The case against Sunday As A Day Of Rest For the Dialysis Unit: this older study (Bleyer et al, Kidney International 1999) looked at sudden death amongst ESRD patients according to days of the week using data from the USRDS. Here is the key graph showing mortality rates in ESRD patients by days of the week. The black bars represent deaths classified as cardiac arrest, the white bars represent deaths classified as “other cardiac” (e.g., myocardial infarction), and the gray bars represent deaths classified as “non-cardiac deaths.”
The most striking feature of this graph is that there is a clear spike in cardiac mortality seen on Mondays, and to a lesser degree on Tuesdays. The authors go on to show that patients who are dialyzed on a MWF schedule are most likely to have a cardiac death on Mondays whereas patients who are dialyzed on a TuThSat schedule are most likely to have a cardiac death on Tuesdays. In other words, death is most likely to occur during the long, dialysis-free “weekend”. Patients on peritoneal dialysis in contrast showed relatively constant mortality rates throughout the days of the week as compared to hemodialysis patients.

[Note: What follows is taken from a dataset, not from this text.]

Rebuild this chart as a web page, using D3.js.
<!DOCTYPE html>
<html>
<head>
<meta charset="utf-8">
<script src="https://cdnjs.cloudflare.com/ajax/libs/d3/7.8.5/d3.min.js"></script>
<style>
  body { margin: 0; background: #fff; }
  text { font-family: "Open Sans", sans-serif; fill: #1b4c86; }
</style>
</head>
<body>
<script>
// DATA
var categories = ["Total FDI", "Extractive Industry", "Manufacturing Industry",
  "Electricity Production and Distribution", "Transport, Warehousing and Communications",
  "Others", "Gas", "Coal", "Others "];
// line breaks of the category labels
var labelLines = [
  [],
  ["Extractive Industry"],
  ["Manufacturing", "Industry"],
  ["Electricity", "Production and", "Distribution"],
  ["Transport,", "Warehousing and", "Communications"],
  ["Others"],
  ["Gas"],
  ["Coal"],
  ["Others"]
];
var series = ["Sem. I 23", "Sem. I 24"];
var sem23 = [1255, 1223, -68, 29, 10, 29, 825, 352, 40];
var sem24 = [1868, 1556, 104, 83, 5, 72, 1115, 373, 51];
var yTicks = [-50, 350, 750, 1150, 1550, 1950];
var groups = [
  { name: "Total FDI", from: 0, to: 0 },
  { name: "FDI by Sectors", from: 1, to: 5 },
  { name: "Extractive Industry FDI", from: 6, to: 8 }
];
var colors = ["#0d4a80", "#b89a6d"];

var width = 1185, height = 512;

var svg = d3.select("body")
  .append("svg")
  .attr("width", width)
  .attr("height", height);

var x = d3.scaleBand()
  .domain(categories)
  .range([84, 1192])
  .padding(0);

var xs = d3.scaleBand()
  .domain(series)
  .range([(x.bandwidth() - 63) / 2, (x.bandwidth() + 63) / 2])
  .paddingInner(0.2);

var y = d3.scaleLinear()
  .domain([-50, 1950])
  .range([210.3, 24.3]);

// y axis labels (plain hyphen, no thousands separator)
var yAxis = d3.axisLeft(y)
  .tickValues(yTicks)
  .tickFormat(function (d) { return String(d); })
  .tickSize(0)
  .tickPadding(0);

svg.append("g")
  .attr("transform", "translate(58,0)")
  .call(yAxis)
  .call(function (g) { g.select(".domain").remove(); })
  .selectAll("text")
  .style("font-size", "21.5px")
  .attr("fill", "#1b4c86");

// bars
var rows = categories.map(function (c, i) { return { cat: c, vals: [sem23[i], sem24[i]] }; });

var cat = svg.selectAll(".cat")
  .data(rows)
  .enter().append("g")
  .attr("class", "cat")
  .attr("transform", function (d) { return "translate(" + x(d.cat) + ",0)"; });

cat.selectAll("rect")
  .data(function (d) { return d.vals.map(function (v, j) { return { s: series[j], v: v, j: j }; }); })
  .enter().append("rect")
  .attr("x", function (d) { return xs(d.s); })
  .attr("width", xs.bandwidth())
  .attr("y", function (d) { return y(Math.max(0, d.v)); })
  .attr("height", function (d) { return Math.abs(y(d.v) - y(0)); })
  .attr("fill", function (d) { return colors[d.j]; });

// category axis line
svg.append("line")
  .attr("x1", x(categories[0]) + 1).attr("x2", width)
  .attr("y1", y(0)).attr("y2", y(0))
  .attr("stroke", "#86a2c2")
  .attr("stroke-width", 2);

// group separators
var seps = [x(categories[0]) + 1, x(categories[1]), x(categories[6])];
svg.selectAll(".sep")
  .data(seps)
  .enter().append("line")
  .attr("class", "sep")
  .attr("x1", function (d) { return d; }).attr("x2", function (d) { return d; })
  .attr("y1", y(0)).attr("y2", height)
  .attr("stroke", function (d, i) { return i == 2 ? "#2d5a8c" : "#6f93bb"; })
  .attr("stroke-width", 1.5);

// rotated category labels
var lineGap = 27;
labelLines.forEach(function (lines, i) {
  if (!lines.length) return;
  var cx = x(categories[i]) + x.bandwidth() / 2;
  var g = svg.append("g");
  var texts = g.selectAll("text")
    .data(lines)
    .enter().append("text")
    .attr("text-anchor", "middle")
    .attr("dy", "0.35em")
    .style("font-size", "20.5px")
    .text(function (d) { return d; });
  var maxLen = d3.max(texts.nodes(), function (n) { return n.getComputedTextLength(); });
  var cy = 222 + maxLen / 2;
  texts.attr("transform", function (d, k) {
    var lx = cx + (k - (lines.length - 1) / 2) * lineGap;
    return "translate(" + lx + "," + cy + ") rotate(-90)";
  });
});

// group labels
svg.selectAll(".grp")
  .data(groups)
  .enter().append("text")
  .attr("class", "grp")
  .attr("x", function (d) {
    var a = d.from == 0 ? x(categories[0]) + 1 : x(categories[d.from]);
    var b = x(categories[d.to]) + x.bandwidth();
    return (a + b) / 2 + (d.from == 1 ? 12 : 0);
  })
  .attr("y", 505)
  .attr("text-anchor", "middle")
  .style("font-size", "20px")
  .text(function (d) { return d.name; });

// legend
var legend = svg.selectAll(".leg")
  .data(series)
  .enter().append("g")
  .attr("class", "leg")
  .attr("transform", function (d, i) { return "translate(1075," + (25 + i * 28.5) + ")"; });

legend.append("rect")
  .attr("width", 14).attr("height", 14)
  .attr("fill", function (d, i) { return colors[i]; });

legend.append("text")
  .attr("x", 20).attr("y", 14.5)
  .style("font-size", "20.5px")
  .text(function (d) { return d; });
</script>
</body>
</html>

There are numerous potential explanations for these findings. Intradialytic weight gain is understandably higher over a 72-hour period compared to a 48-hour period, and fluid shifts during ultrafiltration might be more liable to result in hypotensive episodes that would be predicted to be particularly dangerous in those with underlying cardiovascular disease. Potassium or calcium levels may fluctuate more and therefore be more likely to result in arrhythmia. Overall, the Monday/Tuesday “mortality spike” in ESRD patients appears to reflect the intermittent nature of the currently popular three days a week dialysis strategy, and potentially points to a benefit for a more constant (e.g., daily, 6x/week, PD, etc) dialysis schedule, though this latter point remains a controversial one.